Circunscribo esta reflexión al contexto de la Vida Consagrada, en concreto, a la experiencia fraterna en la institución religiosa.
En muchos análisis sobre la Vida Consagrada se hace referencia al crecimiento del individualismo como uno de los principales factores causales de la desafección y la falta de sentido de pertenencia de los miembros de de las instituciones a sus provincias religiosas y congregaciones. No lo pongo en duda.
Sin embargo, sí me atrevo a indicar que dicha lectura de la realidad es parcial, pues parece señalar que el mencionado individualismo es fruto, exclusivamente, de un deseo egoísta o una autorreferencialidad en búsqueda de la tan denostada realización personal. En conclusión, todo fruto del deficiente discernimiento vocacional o de la debilidad personal y vocacional.
Sinceramente, creo que en muchas ocasiones se llama individualismo a lo que en verdad es soledad. Una soledad no deseada sino, en la mayoría de los casos, una soledad que sobreviene poco a poco cuando intentas sobreponerte de los golpes o la dureza de vida comunitaria, pastoral o espiritual. Entonces buscas y no encuentras, gritas y no te oyen, lloras y nadie te consuela… porque no hay nadie. Todo esto una y otra vez hasta que te auto-convences de que estás solo y, lo peor, no le importas a nadie de los que te han dado como los tuyos.
Me consta que esta experiencia no es aislada, “individual”, ni exclusiva de una generación, aunque las de ahora somos más fáciles de mostrar nuestras debilidades y compartirlas.
Ante esta experiencia, ya hace tiempo, tome una opción. Me la inspiró el recuerdo de una escena de una película cuyo título he olvidado y que era algo así: un soldado volvía de una batalla sangrienta y atroz de la que fue de los pocos supervivientes y otros a los que ayudó a salir de allí. Le preguntaron en qué pensaba en la batalla, cuál era el pensamiento que le motivaba a luchar y a sobrevivir. El soldado afirmó que no pensaba ni en su país, ni en la bandera, ni en las órdenes recibidas, ni siquiera en si mismo. Su único pensamiento era preocuparse y ocuparse en mantener con vida al compañero que tenía al lado. Por él luchaba con el convencimiento de que este hiciera lo mismo. ¡Gran lección!
Así es. No nos sentimos afectuosamente unidos a nuestra congregación y provincia religiosa ni por el territorio, ni por las siglas, ni por el superior. Nos unimos a hermanos que, juntos, formamos la fraternidad, la comunidad. Hermanos por los que preocuparnos y ocuparnos para que sean felices en la vocación recibida, con la confianza de que ellos hagan lo mismo con nosotros.

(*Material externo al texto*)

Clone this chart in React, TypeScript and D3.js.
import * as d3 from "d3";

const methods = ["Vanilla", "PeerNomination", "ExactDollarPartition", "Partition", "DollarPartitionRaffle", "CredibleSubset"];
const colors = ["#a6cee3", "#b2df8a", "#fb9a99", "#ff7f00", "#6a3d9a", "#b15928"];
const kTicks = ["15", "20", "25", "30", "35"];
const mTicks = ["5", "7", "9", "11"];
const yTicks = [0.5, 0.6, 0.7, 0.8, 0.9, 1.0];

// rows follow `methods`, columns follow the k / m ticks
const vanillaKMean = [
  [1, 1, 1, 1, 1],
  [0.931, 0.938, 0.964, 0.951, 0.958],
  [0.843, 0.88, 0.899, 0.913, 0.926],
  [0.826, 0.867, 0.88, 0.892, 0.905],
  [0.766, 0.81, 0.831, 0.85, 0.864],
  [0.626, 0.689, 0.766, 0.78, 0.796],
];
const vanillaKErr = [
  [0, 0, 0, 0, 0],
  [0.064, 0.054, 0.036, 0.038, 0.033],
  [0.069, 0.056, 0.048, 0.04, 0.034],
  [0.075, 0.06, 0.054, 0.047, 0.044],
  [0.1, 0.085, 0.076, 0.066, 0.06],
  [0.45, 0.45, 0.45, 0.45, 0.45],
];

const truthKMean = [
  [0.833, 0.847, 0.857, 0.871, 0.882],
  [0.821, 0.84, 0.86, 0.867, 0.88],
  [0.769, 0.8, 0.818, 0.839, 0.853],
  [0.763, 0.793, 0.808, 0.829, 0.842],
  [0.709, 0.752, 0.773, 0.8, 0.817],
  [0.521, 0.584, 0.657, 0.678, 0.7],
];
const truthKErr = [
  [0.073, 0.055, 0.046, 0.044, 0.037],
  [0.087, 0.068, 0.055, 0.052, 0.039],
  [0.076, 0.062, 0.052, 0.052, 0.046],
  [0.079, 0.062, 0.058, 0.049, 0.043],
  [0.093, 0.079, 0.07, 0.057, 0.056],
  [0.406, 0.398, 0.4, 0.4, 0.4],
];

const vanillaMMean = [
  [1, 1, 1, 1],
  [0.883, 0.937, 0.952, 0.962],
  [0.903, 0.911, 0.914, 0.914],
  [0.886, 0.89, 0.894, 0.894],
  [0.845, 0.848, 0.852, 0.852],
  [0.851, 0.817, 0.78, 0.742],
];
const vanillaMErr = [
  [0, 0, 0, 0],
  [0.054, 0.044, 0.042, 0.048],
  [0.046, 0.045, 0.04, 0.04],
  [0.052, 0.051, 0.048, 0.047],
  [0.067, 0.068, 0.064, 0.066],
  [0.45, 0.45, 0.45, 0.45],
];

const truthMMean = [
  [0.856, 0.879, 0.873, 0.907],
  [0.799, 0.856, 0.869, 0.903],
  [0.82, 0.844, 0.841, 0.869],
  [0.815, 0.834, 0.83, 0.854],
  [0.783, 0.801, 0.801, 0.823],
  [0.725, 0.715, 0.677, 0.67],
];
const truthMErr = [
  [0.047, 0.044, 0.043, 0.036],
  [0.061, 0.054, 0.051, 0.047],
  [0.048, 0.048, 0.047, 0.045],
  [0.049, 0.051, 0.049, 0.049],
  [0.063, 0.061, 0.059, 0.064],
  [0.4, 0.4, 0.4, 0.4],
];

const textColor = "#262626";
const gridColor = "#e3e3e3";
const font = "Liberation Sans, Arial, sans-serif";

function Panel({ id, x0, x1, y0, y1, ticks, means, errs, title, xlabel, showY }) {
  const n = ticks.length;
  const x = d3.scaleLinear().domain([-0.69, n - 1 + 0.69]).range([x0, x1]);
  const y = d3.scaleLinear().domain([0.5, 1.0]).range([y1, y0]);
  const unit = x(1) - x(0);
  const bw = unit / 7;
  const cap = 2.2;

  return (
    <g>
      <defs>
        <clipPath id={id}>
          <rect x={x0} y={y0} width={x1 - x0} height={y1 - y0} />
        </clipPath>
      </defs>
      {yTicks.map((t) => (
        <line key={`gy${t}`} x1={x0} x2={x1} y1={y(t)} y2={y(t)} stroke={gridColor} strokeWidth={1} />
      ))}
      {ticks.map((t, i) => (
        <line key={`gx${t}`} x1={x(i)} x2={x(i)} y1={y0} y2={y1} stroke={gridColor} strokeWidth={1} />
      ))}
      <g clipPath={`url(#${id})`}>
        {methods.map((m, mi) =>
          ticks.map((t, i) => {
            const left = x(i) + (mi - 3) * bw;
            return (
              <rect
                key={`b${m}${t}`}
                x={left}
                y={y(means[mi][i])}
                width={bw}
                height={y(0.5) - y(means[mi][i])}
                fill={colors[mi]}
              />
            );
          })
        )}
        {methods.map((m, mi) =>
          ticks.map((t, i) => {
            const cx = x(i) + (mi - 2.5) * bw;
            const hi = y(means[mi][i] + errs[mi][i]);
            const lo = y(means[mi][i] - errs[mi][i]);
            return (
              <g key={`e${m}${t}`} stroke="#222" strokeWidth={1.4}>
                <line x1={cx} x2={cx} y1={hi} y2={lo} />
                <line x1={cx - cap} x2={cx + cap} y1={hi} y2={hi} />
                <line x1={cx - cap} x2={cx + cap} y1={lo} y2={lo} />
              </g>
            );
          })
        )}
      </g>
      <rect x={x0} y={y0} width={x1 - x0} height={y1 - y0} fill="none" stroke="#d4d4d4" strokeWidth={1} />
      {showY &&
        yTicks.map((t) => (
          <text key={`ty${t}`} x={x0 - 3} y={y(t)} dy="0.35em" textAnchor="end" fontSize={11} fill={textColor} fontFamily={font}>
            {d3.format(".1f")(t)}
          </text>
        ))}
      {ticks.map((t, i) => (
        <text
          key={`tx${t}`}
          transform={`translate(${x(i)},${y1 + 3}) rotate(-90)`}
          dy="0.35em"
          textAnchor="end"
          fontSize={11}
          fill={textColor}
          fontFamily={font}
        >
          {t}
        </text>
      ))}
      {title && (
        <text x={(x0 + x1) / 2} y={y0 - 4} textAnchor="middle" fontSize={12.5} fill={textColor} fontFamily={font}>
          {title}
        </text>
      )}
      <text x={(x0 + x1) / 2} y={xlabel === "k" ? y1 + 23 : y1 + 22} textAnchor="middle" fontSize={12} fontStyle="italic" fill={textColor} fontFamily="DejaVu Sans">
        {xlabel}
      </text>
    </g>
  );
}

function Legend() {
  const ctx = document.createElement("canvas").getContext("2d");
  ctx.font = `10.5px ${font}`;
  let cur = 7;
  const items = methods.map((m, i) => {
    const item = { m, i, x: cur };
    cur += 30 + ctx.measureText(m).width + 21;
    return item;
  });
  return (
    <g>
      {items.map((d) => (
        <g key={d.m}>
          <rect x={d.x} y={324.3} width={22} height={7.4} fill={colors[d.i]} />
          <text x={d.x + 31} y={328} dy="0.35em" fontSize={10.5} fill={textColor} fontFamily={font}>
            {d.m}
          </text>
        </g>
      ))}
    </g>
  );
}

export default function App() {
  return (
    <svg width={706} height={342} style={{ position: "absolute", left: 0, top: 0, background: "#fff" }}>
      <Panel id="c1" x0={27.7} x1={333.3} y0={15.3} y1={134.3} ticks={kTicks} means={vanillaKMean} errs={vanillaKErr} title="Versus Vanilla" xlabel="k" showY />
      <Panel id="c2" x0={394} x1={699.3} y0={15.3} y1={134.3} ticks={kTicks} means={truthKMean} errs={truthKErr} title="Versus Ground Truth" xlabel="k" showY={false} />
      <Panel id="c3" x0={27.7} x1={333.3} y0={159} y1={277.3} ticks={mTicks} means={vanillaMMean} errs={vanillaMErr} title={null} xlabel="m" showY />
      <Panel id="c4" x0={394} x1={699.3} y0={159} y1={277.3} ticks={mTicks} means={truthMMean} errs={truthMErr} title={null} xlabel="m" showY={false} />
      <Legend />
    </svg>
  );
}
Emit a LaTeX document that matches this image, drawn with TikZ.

Por eso, la pregunta bíblica de Caín: “¿Acaso soy el guardián de mi hermano?” (Gn 4, 9), tiene una respuesta contundente y clara: “Soy el guardián de mi hermano”. Esta es la fórmula contra la soledad y la desafección institucional en la Vida Religiosa. Respuesta que tenemos que dar todos los días, cada uno de nosotros y como comunidad e institución.
Para concluir, aclaro que confio plenamente en que Dios no nos deja. Esta reflexión no es sobre su quehacer divino sino sobre nuestro no-hacer humano.